Bad behaviour at Prince Edward Island’s Government House, including visitors urinating and defecating on the historic building’s grounds, has prompted the province’s lieutenant governor to ban group photo shoots.
The site and its nine gardens, at the edge of Victoria Park along the Charlottetown waterfront, has always been a popular place for wedding and family photos as well as graduation and prom pictures.
But Antoinette Perry, the lieutenant governor of Prince Edward Island, said the “extremely disturbing” situation has been getting out of hand.
“It really breaks my heart to see the disrespect,” said Perry, who has served as the Island’s lieutenant governor for more than five years.
“There was damage to the property — or there was certainly disrespect to the property, from smoking, to drinking alcoholic beverages, to bringing their animals with them, to taking the furniture on the veranda.
People on my grounds have yelled at me, yes. I just turned around and walked away because I was scared I would say something that I would regret.— Lt.-Gov. Antoinette Perry
“As you can see, there’s no furniture now — they just throw them around whichever way they want.
“They would drive on the lawn. Actually, they urinated and defecated on the grounds as well. It’s just disrespect for the property.
“To see something like that, with that utter disrespect for the property, it’s very disheartening, it really is.”
The Office of the Lieutenant Governor has posted a notice on its website saying that while the grounds are open daily for tours, groups are not allowed. That includes photo shoots for weddings, graduations and family reunions as well as family picnics.
Gates are now closed to the property in the evening to prevent cars from entering the site, and Perry said they’ve increased security this week because it’s peak season for high school graduations on the Island.
‘They didn’t come to dukes but almost’
Perry said she’s even been personally accosted.
“I’ve been yelled at. I’ve been yelled at for saying something to people, so I just don’t say anything,” she said during an interview with CBC News outside her official residence, which was built in 1834 and is also referred to as Fanningbank.
“People on my grounds have yelled at me, yes. I just turned around and walked away because I was scared I would say something that I would regret.”
Perry said wedding parties have been particularly challenging.
“We used to take names down for weddings. Then another party would show up and they’d get in odds because one was at a favourite photo shoot spot too long. They didn’t come to dukes, but almost.”
More security needed?
Perry said she thinks it’s time to take a closer look at security at Government House.
Unlike other provinces, P.E.I. doesn’t dedicate a security team tp the property. Commissioners based at the provincial government buildings a stone’s throw away do routine patrols of the Fanningbank grounds.
“We don’t have security or the personnel to monitor the grounds after hours,” said Perry.
“It might be time to look at it. We definitely have to have some conversations from this on forward.”
‘Maybe they’ll open it back up’
Questioned by CBC News outside Government House, visitors gave mixed views on the decision to ban groups from the property.
Tara Mahamad, in town from Toronto, said she understands the lieutenant governor’s decision.

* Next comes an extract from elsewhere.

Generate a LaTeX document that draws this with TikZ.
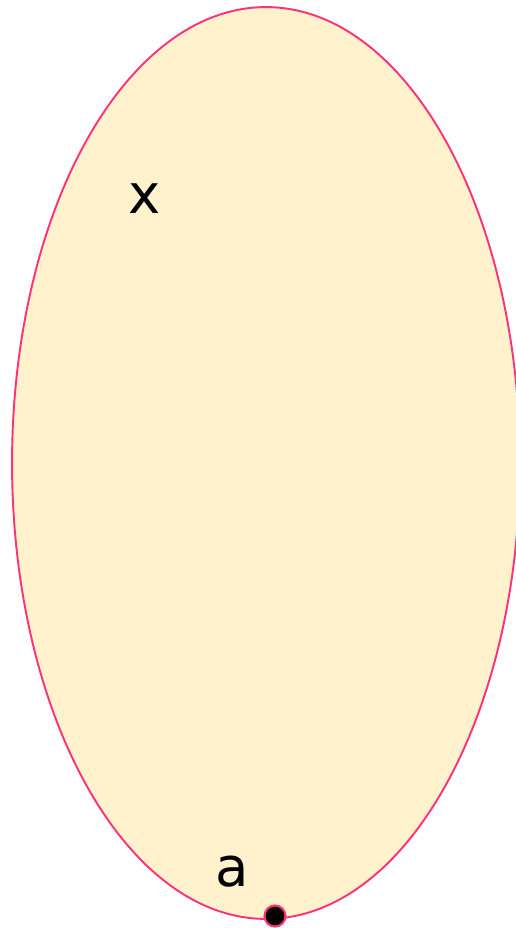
\documentclass[tikz,border=0pt]{standalone}
\usepackage{fontspec}
\setmainfont{DejaVu Sans}
\usepackage{tikz}
\usetikzlibrary{shapes.geometric}
\usepackage{xcolor}
\definecolor{setfill}{HTML}{FFF2CC}
\definecolor{setline}{HTML}{FF3377}

\begin{document}
\begin{tikzpicture}[x=0.02cm,y=-0.02cm]
  \useasboundingbox (0,0) rectangle (516,928);
  \clip (0,0) rectangle (516,928);
  % the set
  \node[ellipse,draw=setline,fill=setfill,line width=1.1pt,
        minimum width=10.16cm,minimum height=18.24cm,inner sep=0pt] (set) at (266,463) {};
  % labels
  \node[font=\fontsize{31}{36}\selectfont,inner sep=0pt] (x) at (145,199) {x};
  \node[font=\fontsize{31}{36}\selectfont,inner sep=0pt] (a) at (232,872) {a};
  % point on the boundary
  \node[circle,fill=black,draw=setline,line width=1.2pt,minimum size=0.42cm,inner sep=0pt] (pt) at (275,916) {};
\end{tikzpicture}
\end{document}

“I do think that it’s sad you can’t do prom pictures and wedding pictures and stuff,” she said. “If people start respecting it again, maybe they’ll open it back up.”
If we’re respectful and want to have a wedding or some kind of celebration there, by all means they should be allowed to do it.— Dave Holdway
David Holdway from the neighbouring town of Cornwall said P.E.I. taxpayers foot the bill for the property and should be able to use it for photo shoots, or whatever they want. He said officials could give people disrespecting the property a warning, rather than banning the property for all groups.
“It’s our house. If we’re respectful and want to have a wedding or some kind of celebration there, by all means they should be allowed to do it,” said Holdway.
“It distances you from the office,” he said of the group ban.
Majority ‘are going to be good kids’
Deann Sullivan, a retired high school teacher who lives in Brackley Beach, said the key is to have proper supervision of prom groups, by parents or teachers. She said it’s too bad all students have to pay the prices for a few bad apples.
“There will always be some kids who want to make some trouble,” said Sullivan, who said she has supervised a lot of proms. “But the majority of the kids are going to be good kids.”
Charlottetown Police Chief Brad MacConnell said officers have not been called to the Government House property for any reports of drinking or causing a disturbance. He said they did get a few calls about suspicious people in the nearby wooded areas, which turned out to be people without access to housing who were setting up tents.
Perry said she realizes Fanningbank’s green expanses are public grounds, funded with taxpayers’ money. She said her arms are wide open for non-group people to come and explore the property, but she asks that those on the property treat it with respect.
“People do come — they do come by the thousands [each] year and they enjoy the property — but it’s the groups that cause the problems,” said Perry.
“Like, do you see chairs here? I can’t keep chairs out here for me to come and sit and watch the sunset because they take them and they throw them around. I don’t know what the answer is. How do you educate people on proper behaviour on someone else’s property — or even on government property?”